WORK TO DO:
Take the line containing "Emit a LaTeX", the line containing "text height=4.4mm, text", and all lines between them, and transcribe them exactly. Leave out pictures.

GIVEN DATA:
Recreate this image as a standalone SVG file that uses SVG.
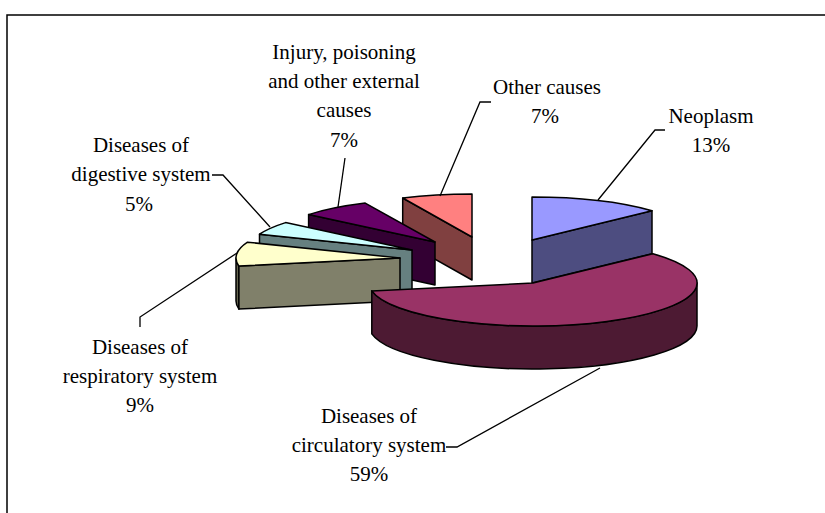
<svg xmlns="http://www.w3.org/2000/svg" width="825" height="513" viewBox="0 0 825 513">
<style>
.s{stroke:#000;stroke-width:1.5;stroke-linejoin:round}
.l{fill:none;stroke:#000;stroke-width:1.3}
text{font-family:"Liberation Serif","Times New Roman",serif;font-size:21px;fill:#000;text-anchor:middle}
</style>
<rect width="825" height="513" fill="#fff"/>
<path d="M7,513 V15 H825" fill="none" stroke="#000" stroke-width="1.5"/>
<g id="other">
<path class="s" fill="#804040" d="M402.7,198 L472,237 L472,280 L402.7,241 Z"/>
<path class="s" fill="#FF8080" d="M472,237 L402.7,198 A164,43 0 0,1 472,194 Z"/>
</g>
<g id="injury">
<path class="s" fill="#330033" d="M308.6,214.6 L435,242 L435,285 L308.6,257.6 Z"/>
<path class="s" fill="#660066" d="M435,242 L308.6,214.6 A164,43 0 0,1 365.2,203.1 Z"/>
</g>
<g id="digestive">
<path class="s" fill="#668080" d="M259.5,234.2 L412,250 L412,293 L259.5,277.2 Z"/>
<path class="s" fill="#CCFFFF" d="M412,250 L259.5,234.2 A164,43 0 0,1 285.6,222.6 Z"/>
</g>
<g id="respiratory">
<path class="s" fill="#666650" d="M238.9,266.1 A164,43 0 0,1 236,258 L236,301 A164,43 0 0,0 238.9,309.1 Z"/>
<path class="s" fill="#80806A" d="M238.9,266.1 L400,258 L400,301 L238.9,309.1 Z"/>
<path class="s" fill="#FFFFCC" d="M400,258 L238.9,266.1 A164,43 0 0,1 247.5,242.2 Z"/>
</g>
<g id="neoplasm">
<path class="s" fill="#4D4D80" d="M532,240 L652,210.7 L652,253.7 L532,283 Z"/>
<path class="s" fill="#9999FF" d="M532,240 L532,197 A164,43 0 0,1 652,210.7 Z"/>
</g>
<g id="circulatory">
<path class="s" fill="#4D1A33" d="M697,283 A164,43 0 0,1 371.8,290.9 L371.8,333.9 A164,43 0 0,0 697,326 Z"/>
<path class="s" fill="#993366" d="M533,283 L652.9,253.7 A164,43 0 1,1 371.8,290.9 Z"/>
</g>
<g id="connectors">
<path class="l" d="M446,447 H457 L600,368"/>
<path class="l" d="M665,130 H655 L598,200"/>
<path class="l" d="M491,102 H480 L440,196"/>
<path class="l" d="M345,158 L338,207"/>
<path class="l" d="M212,175 H223 L270,227"/>
<path class="l" d="M140,327 V317 L237,253"/>
</g>
<g id="labels">
<text x="344" y="59">Injury, poisoning</text>
<text x="344" y="88">and other external</text>
<text x="344" y="117">causes</text>
<text x="344" y="147">7%</text>
<text x="547" y="94">Other causes</text>
<text x="545" y="123">7%</text>
<text x="711" y="123">Neoplasm</text>
<text x="711" y="152">13%</text>
<text x="141" y="152">Diseases of</text>
<text x="141" y="181">digestive system</text>
<text x="139" y="211">5%</text>
<text x="140" y="354">Diseases of</text>
<text x="140" y="383">respiratory system</text>
<text x="140" y="412">9%</text>
<text x="369" y="423">Diseases of</text>
<text x="369" y="452">circulatory system</text>
<text x="369" y="481">59%</text>
</g>
</svg>
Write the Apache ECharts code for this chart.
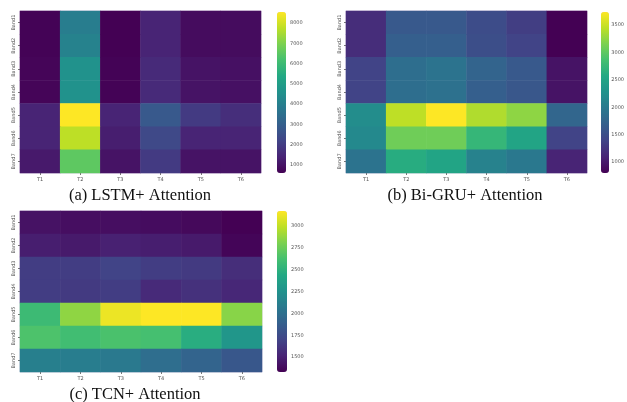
<!DOCTYPE html>
<html>
<head>
<meta charset="utf-8">
<script src="https://cdn.jsdelivr.net/npm/echarts@6/dist/echarts.min.js"></script>
<style>html,body{margin:0;padding:0;background:#fff;}#c{width:627px;height:402px;}</style>
</head>
<body>
<div id="c"></div>
<script>
const times = ['T1','T2','T3','T4','T5','T6'];
const bands = ['Band1','Band2','Band3','Band4','Band5','Band6','Band7'];

// rows = bands, columns = T1..T6
const lstmValues = [
  [650, 3940, 600, 1400, 850, 850],
  [650, 4100, 600, 1400, 850, 850],
  [700, 4600, 650, 1550, 1000, 950],
  [700, 4600, 650, 1550, 1000, 950],
  [1400, 8550, 1400, 2800, 1950, 1650],
  [1400, 7750, 1250, 2350, 1400, 1400],
  [1150, 6550, 1000, 1950, 1000, 1000]
];
const bigruValues = [
  [1180, 1620, 1620, 1480, 1330, 800],
  [1180, 1680, 1680, 1500, 1390, 800],
  [1390, 1860, 1920, 1740, 1620, 950],
  [1390, 1860, 1890, 1680, 1590, 950],
  [2220, 3450, 3740, 3390, 3240, 1770],
  [2180, 3090, 3090, 2740, 2510, 1390],
  [1920, 2620, 2510, 2090, 1980, 1090]
];
const tcnValues = [
  [1420, 1400, 1400, 1390, 1370, 1330],
  [1480, 1460, 1500, 1480, 1460, 1350],
  [1660, 1660, 1700, 1660, 1640, 1570],
  [1660, 1640, 1660, 1550, 1590, 1530],
  [2580, 2860, 3120, 3170, 3170, 2840],
  [2650, 2600, 2640, 2620, 2470, 2290],
  [2120, 2100, 2070, 1990, 1920, 1830]
];
const lstmTicks = [1000,2000,3000,4000,5000,6000,7000,8000];
const bigruTicks = [1000,1500,2000,2500,3000,3500];
const tcnTicks = [1500,1750,2000,2250,2500,2750,3000];
const captions = ['(a) LSTM+ Attention','(b) Bi-GRU+ Attention','(c) TCN+ Attention'];

const viridis = ['#440154','#482475','#414487','#355f8d','#2a788e','#21918c','#22a884','#44bf70','#7ad151','#bddf26','#fde725'];

function toData(m){
  const out=[];
  m.forEach((row,r)=>row.forEach((v,c)=>out.push([c,r,v])));
  return out;
}
function minMax(m){
  const f=m.flat();return [Math.min(...f),Math.max(...f)];
}
const sets=[lstmValues,bigruValues,tcnValues];
const ticks=[lstmTicks,bigruTicks,tcnTicks];
const grids=[
  {left:20,top:11,width:241,height:162},
  {left:346,top:11,width:241,height:162},
  {left:20,top:211,width:242,height:161}
];
const bars=[
  {left:277,top:12,width:9,height:161},
  {left:601,top:12,width:8,height:161},
  {left:277,top:211,width:10,height:161}
];
const capPos=[{x:140,y:187},{x:465,y:187},{x:135,y:386}];

const option={
  animation:false,
  backgroundColor:'#fff',
  title:captions.map((t,i)=>({text:t,left:capPos[i].x,top:capPos[i].y,textAlign:'center',padding:0,
    textStyle:{fontFamily:'Liberation Serif',fontSize:16.5,fontWeight:'normal',color:'#111'}})),
  grid:[],xAxis:[],yAxis:[],visualMap:[],series:[]
};
const lbl={fontSize:5,color:'#555',fontFamily:'DejaVu Sans'};
for(let i=0;i<3;i++){
  const [mn,mx]=minMax(sets[i]);
  const g=grids[i];
  option.grid.push({left:g.left,top:g.top,width:g.width,height:g.height,show:true,borderColor:'#dccfe6',borderWidth:1,backgroundColor:'transparent'});
  option.xAxis.push({type:'category',gridIndex:i,data:times,
    axisLine:{show:false},axisTick:{show:true,length:2,lineStyle:{color:'#777'},alignWithLabel:true},
    axisLabel:Object.assign({margin:4},lbl),splitLine:{show:false},splitArea:{show:false}});
  option.yAxis.push({type:'category',gridIndex:i,data:bands,inverse:true,
    axisLine:{show:false},axisTick:{show:true,length:2,lineStyle:{color:'#777'},alignWithLabel:true},
    axisLabel:Object.assign({rotate:90,margin:4},lbl),splitLine:{show:false},splitArea:{show:false}});
  option.series.push({type:'heatmap',xAxisIndex:i,yAxisIndex:i,data:toData(sets[i]),
    itemStyle:{borderWidth:0},emphasis:{disabled:true}});
  const b=bars[i];
  option.visualMap.push({type:'continuous',seriesIndex:i,min:mn,max:mx,calculable:false,
    orient:'vertical',left:b.left,top:b.top,itemWidth:b.width,itemHeight:b.height,padding:0,
    text:['',''],showLabel:false,inRange:{color:viridis},hoverLink:false});
}
// colorbar tick axes
for(let i=0;i<3;i++){
  const [mn,mx]=minMax(sets[i]);
  const b=bars[i];
  option.grid.push({left:b.left,top:b.top,width:b.width,height:b.height,show:false});
  option.xAxis.push({type:'value',gridIndex:3+i,show:false,min:0,max:1});
  option.yAxis.push({type:'value',gridIndex:3+i,position:'right',min:mn,max:mx,
    axisLine:{show:false},splitLine:{show:false},
    axisTick:{show:true,length:2,lineStyle:{color:'#777'},customValues:ticks[i]},
    axisLabel:Object.assign({margin:4,customValues:ticks[i],formatter:v=>String(v)},lbl)});
}
const chart=echarts.init(document.getElementById('c'),null,{renderer:'canvas'});
chart.setOption(option);
</script>
</body>
</html>
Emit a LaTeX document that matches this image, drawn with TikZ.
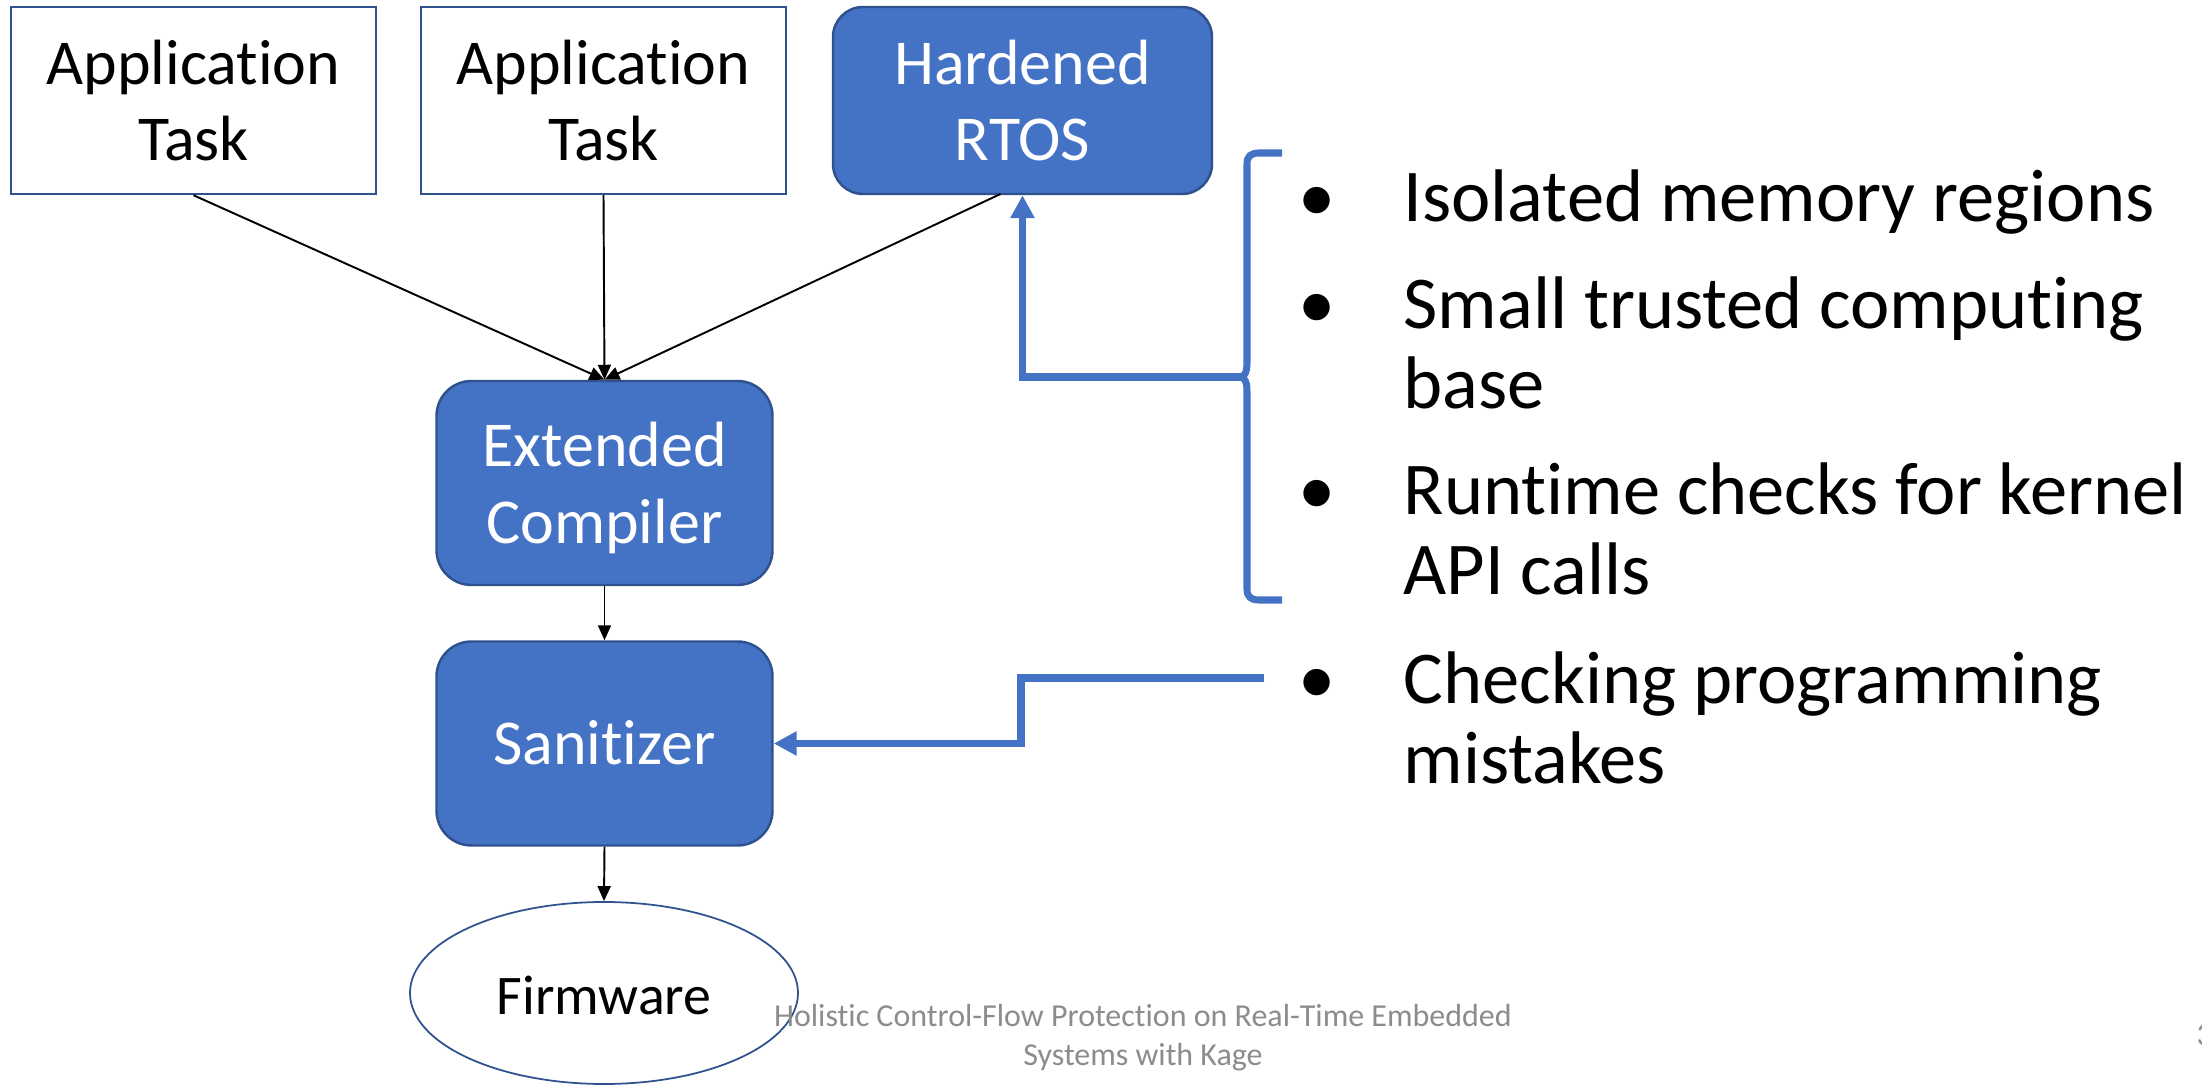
\documentclass[tikz,border=0pt]{standalone}
\usepackage{fontspec}
\setmainfont{Carlito}[Ligatures=NoCommon]
\usetikzlibrary{arrows.meta,shapes.geometric}
\definecolor{accent}{HTML}{4472C4}
\definecolor{edge}{HTML}{2F528F}
\definecolor{foot}{HTML}{8C8C8C}
\begin{document}
\begin{tikzpicture}[x=0.1mm,y=-0.1mm,
  boxtext/.style={font=\fontsize{18.2}{21.8}\selectfont, align=center, inner sep=0pt},
  plainbox/.style={boxtext, draw=edge, line width=0.7pt, fill=white, text=black,
    minimum width=36.5mm, minimum height=18.7mm},
  bluebox/.style={boxtext, draw=edge, line width=0.7pt, fill=accent, text=white,
    rounded corners=3.5mm},
  flow/.style={-{Triangle[length=1.5mm,width=1.3mm]}, line width=0.55pt, black},
  feedback/.style={-{Triangle[length=2.3mm,width=2.3mm]}, line width=2pt, accent},
  item/.style={font=\fontsize{21.2}{22.7}\selectfont, anchor=base west, inner sep=0pt},
  dot/.style={font=\fontsize{21.2}{22.7}\selectfont, anchor=base, inner sep=0pt},
  footnote/.style={font=\fontsize{9.1}{11.1}\selectfont, text=foot, inner sep=0pt},
]
\useasboundingbox (0,0) rectangle (2202,1085);
\fill[white] (0,0) rectangle (2202,1085);

% build chain
\node[plainbox] (app1) at (193.5,100.5) {Application\\Task};
\node[plainbox] (app2) at (603.5,100.5) {Application\\Task};
\node[bluebox, minimum width=37.9mm, minimum height=18.7mm, rounded corners=3mm]
  (rtos) at (1022.5,100.5) {Hardened\\RTOS};
\node[bluebox, minimum width=33.6mm, minimum height=20.4mm]
  (comp) at (604.5,483) {Extended\\\raisebox{0pt}[\height][0pt]{Compiler}};
\node[bluebox, minimum width=33.6mm, minimum height=20.4mm,
  text height=4.2mm, text depth=0pt] (san) at (604.5,743.5) {Sanitizer};
\node[ellipse, draw=edge, line width=0.5pt, fill=white, inner sep=0pt,
  font=\fontsize{15.9}{19}\selectfont,
  minimum width=38.8mm, minimum height=18.2mm,
  text height=4.4mm, text depth=0pt] (fw) at (604,993) {Firmware};

\coordinate (rtosout) at (1000.5,194);
\draw[flow] (app1.south) -- (comp.north);
\draw[flow] (app2.south) -- (comp.north);
\draw[flow] (rtosout) -- (comp.north);
\draw[flow] (comp.south) -- (san.north);
\draw[flow] (san.south) -- (fw.north);

% brace grouping the kernel properties
\coordinate (tip) at (1241,377);
\draw[accent, line width=2pt, line join=round]
  (1282,153) -- (1259,153) .. controls (1251,153) and (1247,156) .. (1247,164)
  -- (1247,362) .. controls (1247,372) and (1245,376) .. (tip)
  .. controls (1245,378) and (1247,382) .. (1247,392)
  -- (1247,589) .. controls (1247,597) and (1251,600) .. (1259,600) -- (1282,600);
\draw[feedback] (tip) -| (rtos.south);

\coordinate (chk) at (1264,678);
\draw[feedback] (chk) -- (1021,678) |- (san.east);

% property list
\node[dot] (b1) at (1317,222) {•};
\node[item] (t1) at (1403,222) {Isolated memory regions};
\node[dot] (b2) at (1317,329) {•};
\node[item] (t2) at (1403,329) {\begin{tabular}[t]{@{}l@{}}Small trusted computing\\base\end{tabular}};
\node[dot] (b3) at (1317,515) {•};
\node[item] (t3) at (1403,515) {\begin{tabular}[t]{@{}l@{}}Runtime checks for kernel\\API calls\end{tabular}};
\node[dot] (b4) at (1317,703.6) {•};
\node[item] (t4) at (1403,703.6) {\begin{tabular}[t]{@{}l@{}}Checking programming\\mistakes\end{tabular}};

% footer
\node[footnote, anchor=base] (title) at (1143,1026)
  {\begin{tabular}[t]{@{}c@{}}Holistic Control-Flow Protection on Real-Time Embedded\\Systems with Kage\end{tabular}};
\node[footnote, anchor=base west] (page) at (2196,1045) {3};
\end{tikzpicture}
\end{document}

SOLVED EXERCISE:
Emit a LaTeX document that matches this image, drawn with TikZ.
\documentclass[tikz,border=0pt]{standalone}
\usepackage{fontspec}
\setmainfont{Carlito}[Ligatures=NoCommon]
\usetikzlibrary{arrows.meta,shapes.geometric}
\definecolor{accent}{HTML}{4472C4}
\definecolor{edge}{HTML}{2F528F}
\definecolor{foot}{HTML}{8C8C8C}
\begin{document}
\begin{tikzpicture}[x=0.1mm,y=-0.1mm,
  boxtext/.style={font=\fontsize{18.2}{21.8}\selectfont, align=center, inner sep=0pt},
  plainbox/.style={boxtext, draw=edge, line width=0.7pt, fill=white, text=black,
    minimum width=36.5mm, minimum height=18.7mm},
  bluebox/.style={boxtext, draw=edge, line width=0.7pt, fill=accent, text=white,
    rounded corners=3.5mm},
  flow/.style={-{Triangle[length=1.5mm,width=1.3mm]}, line width=0.55pt, black},
  feedback/.style={-{Triangle[length=2.3mm,width=2.3mm]}, line width=2pt, accent},
  item/.style={font=\fontsize{21.2}{22.7}\selectfont, anchor=base west, inner sep=0pt},
  dot/.style={font=\fontsize{21.2}{22.7}\selectfont, anchor=base, inner sep=0pt},
  footnote/.style={font=\fontsize{9.1}{11.1}\selectfont, text=foot, inner sep=0pt},
]
\useasboundingbox (0,0) rectangle (2202,1085);
\fill[white] (0,0) rectangle (2202,1085);

% build chain
\node[plainbox] (app1) at (193.5,100.5) {Application\\Task};
\node[plainbox] (app2) at (603.5,100.5) {Application\\Task};
\node[bluebox, minimum width=37.9mm, minimum height=18.7mm, rounded corners=3mm]
  (rtos) at (1022.5,100.5) {Hardened\\RTOS};
\node[bluebox, minimum width=33.6mm, minimum height=20.4mm]
  (comp) at (604.5,483) {Extended\\\raisebox{0pt}[\height][0pt]{Compiler}};
\node[bluebox, minimum width=33.6mm, minimum height=20.4mm,
  text height=4.2mm, text depth=0pt] (san) at (604.5,743.5) {Sanitizer};
\node[ellipse, draw=edge, line width=0.5pt, fill=white, inner sep=0pt,
  font=\fontsize{15.9}{19}\selectfont,
  minimum width=38.8mm, minimum height=18.2mm,
  text height=4.4mm, text depth=0pt] (fw) at (604,993) {Firmware};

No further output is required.